Skip the pictures and repeat each line of the data exactly.

↓↓↓

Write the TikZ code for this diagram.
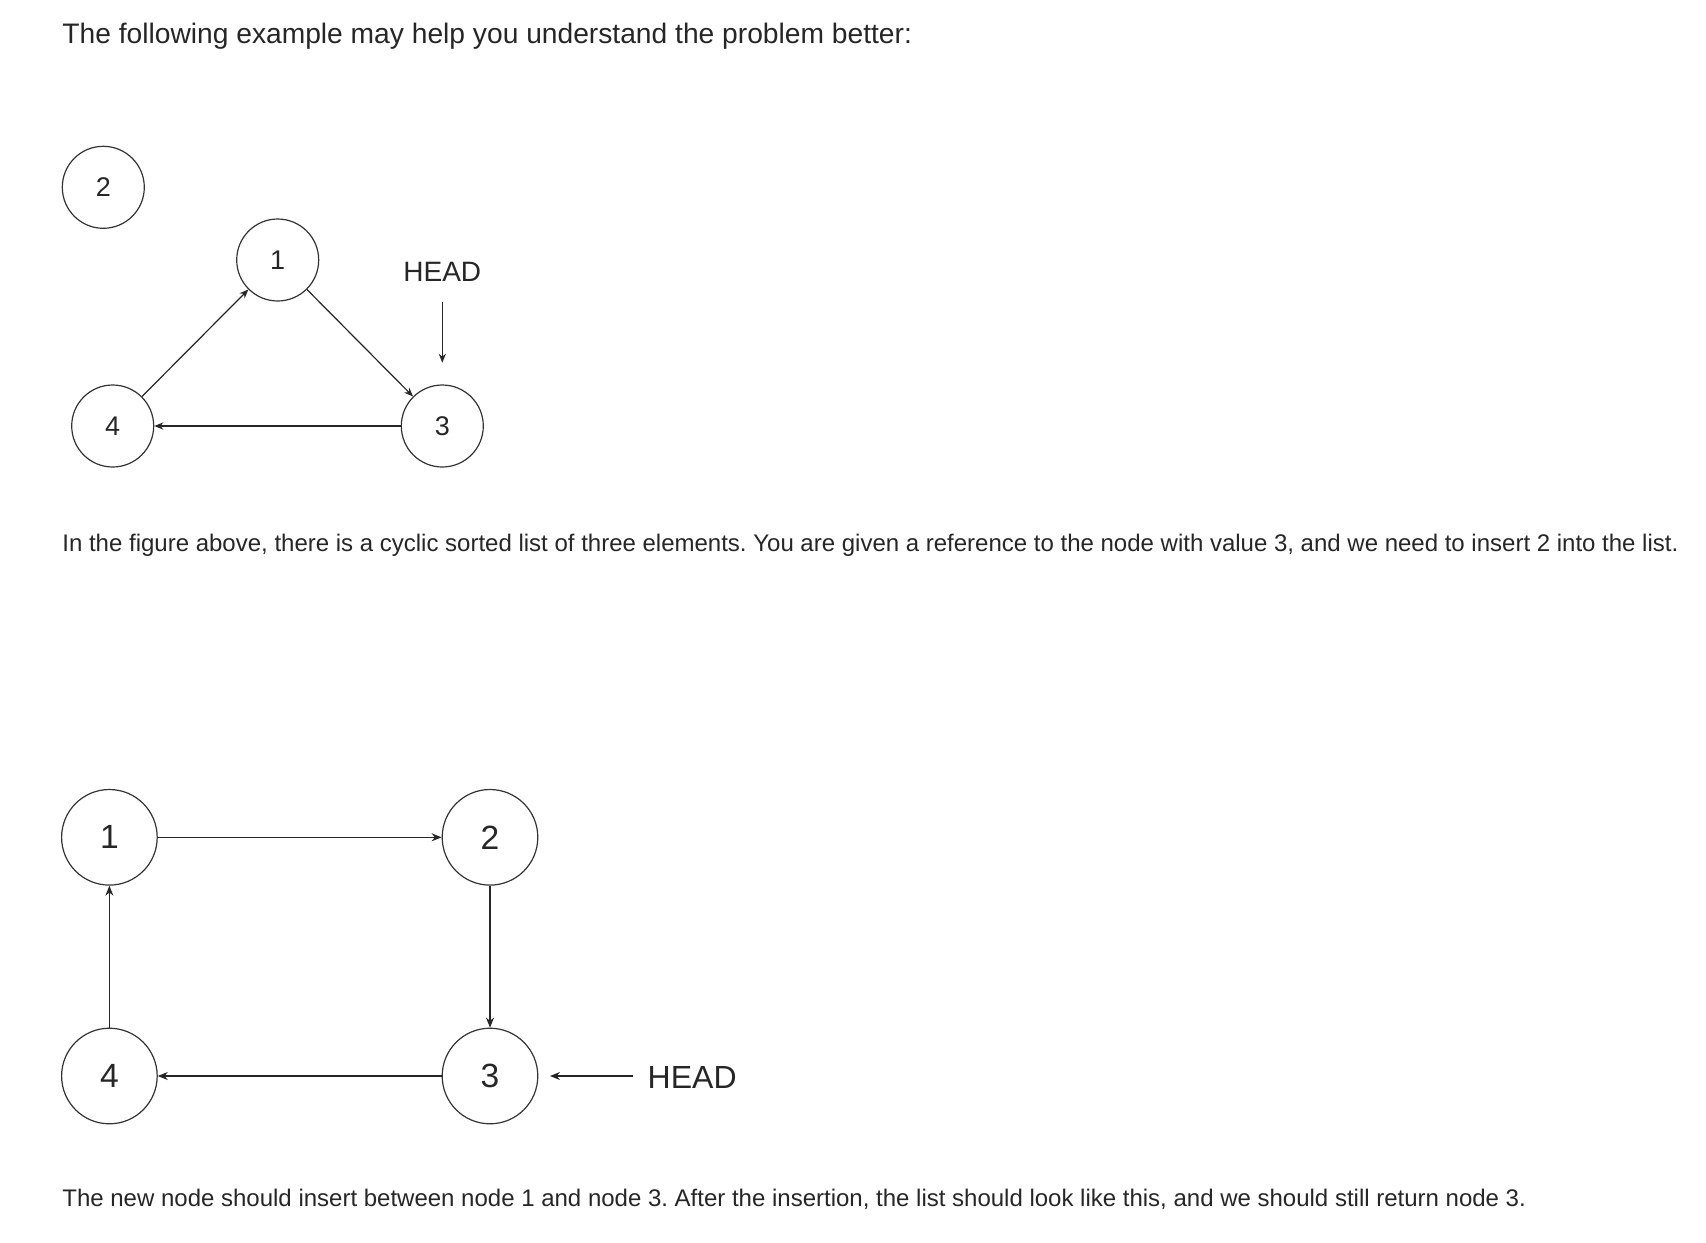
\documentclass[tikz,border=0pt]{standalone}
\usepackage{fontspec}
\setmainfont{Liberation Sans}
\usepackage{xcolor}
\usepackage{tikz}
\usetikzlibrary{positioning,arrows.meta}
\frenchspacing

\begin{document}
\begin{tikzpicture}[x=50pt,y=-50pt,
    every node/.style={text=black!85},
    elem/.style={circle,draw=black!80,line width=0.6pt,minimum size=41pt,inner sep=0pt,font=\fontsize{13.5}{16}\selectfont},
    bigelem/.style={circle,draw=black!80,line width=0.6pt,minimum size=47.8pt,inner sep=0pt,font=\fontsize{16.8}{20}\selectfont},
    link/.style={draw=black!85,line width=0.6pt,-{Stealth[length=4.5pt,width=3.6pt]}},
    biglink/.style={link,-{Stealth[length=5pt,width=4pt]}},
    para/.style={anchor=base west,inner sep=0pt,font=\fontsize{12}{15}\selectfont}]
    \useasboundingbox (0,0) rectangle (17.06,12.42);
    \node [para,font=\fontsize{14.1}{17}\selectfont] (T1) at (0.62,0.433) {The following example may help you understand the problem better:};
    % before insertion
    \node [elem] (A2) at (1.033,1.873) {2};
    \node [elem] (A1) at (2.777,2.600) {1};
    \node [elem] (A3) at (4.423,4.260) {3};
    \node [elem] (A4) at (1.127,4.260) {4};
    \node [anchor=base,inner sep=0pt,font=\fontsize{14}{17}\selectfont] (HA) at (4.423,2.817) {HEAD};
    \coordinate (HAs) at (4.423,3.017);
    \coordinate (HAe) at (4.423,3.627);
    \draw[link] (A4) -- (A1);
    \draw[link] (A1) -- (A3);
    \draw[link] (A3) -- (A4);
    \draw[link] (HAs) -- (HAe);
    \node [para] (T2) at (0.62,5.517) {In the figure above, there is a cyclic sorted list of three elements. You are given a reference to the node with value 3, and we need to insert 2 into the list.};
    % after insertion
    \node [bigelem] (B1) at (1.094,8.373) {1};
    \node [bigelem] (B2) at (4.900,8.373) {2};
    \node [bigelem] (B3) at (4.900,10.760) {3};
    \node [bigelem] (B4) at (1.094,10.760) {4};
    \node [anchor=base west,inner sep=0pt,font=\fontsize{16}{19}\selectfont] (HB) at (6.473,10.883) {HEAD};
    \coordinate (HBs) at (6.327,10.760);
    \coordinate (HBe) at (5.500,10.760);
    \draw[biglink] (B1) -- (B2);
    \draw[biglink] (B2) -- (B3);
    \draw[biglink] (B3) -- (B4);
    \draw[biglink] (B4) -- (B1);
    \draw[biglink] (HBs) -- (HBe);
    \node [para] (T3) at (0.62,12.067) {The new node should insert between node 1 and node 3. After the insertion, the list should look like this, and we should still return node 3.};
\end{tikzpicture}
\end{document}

↑↑↑

Output:
Write the TikZ code for this diagram.
\documentclass[tikz,border=0pt]{standalone}
\usepackage{fontspec}
\setmainfont{Liberation Sans}
\usepackage{xcolor}
\usepackage{tikz}
\usetikzlibrary{positioning,arrows.meta}
\frenchspacing

\begin{document}
\begin{tikzpicture}[x=50pt,y=-50pt,
    every node/.style={text=black!85},
    elem/.style={circle,draw=black!80,line width=0.6pt,minimum size=41pt,inner sep=0pt,font=\fontsize{13.5}{16}\selectfont},
    bigelem/.style={circle,draw=black!80,line width=0.6pt,minimum size=47.8pt,inner sep=0pt,font=\fontsize{16.8}{20}\selectfont},
    link/.style={draw=black!85,line width=0.6pt,-{Stealth[length=4.5pt,width=3.6pt]}},
    biglink/.style={link,-{Stealth[length=5pt,width=4pt]}},
    para/.style={anchor=base west,inner sep=0pt,font=\fontsize{12}{15}\selectfont}]
    \useasboundingbox (0,0) rectangle (17.06,12.42);
    \node [para,font=\fontsize{14.1}{17}\selectfont] (T1) at (0.62,0.433) {The following example may help you understand the problem better:};
    % before insertion
    \node [elem] (A2) at (1.033,1.873) {2};
    \node [elem] (A1) at (2.777,2.600) {1};
    \node [elem] (A3) at (4.423,4.260) {3};
    \node [elem] (A4) at (1.127,4.260) {4};
    \node [anchor=base,inner sep=0pt,font=\fontsize{14}{17}\selectfont] (HA) at (4.423,2.817) {HEAD};
    \coordinate (HAs) at (4.423,3.017);
    \coordinate (HAe) at (4.423,3.627);
    \draw[link] (A4) -- (A1);
    \draw[link] (A1) -- (A3);
    \draw[link] (A3) -- (A4);
    \draw[link] (HAs) -- (HAe);
    \node [para] (T2) at (0.62,5.517) {In the figure above, there is a cyclic sorted list of three elements. You are given a reference to the node with value 3, and we need to insert 2 into the list.};
    % after insertion
    \node [bigelem] (B1) at (1.094,8.373) {1};
    \node [bigelem] (B2) at (4.900,8.373) {2};
    \node [bigelem] (B3) at (4.900,10.760) {3};
    \node [bigelem] (B4) at (1.094,10.760) {4};
    \node [anchor=base west,inner sep=0pt,font=\fontsize{16}{19}\selectfont] (HB) at (6.473,10.883) {HEAD};
    \coordinate (HBs) at (6.327,10.760);
    \coordinate (HBe) at (5.500,10.760);
    \draw[biglink] (B1) -- (B2);
    \draw[biglink] (B2) -- (B3);
    \draw[biglink] (B3) -- (B4);
    \draw[biglink] (B4) -- (B1);
    \draw[biglink] (HBs) -- (HBe);
    \node [para] (T3) at (0.62,12.067) {The new node should insert between node 1 and node 3. After the insertion, the list should look like this, and we should still return node 3.};
\end{tikzpicture}
\end{document}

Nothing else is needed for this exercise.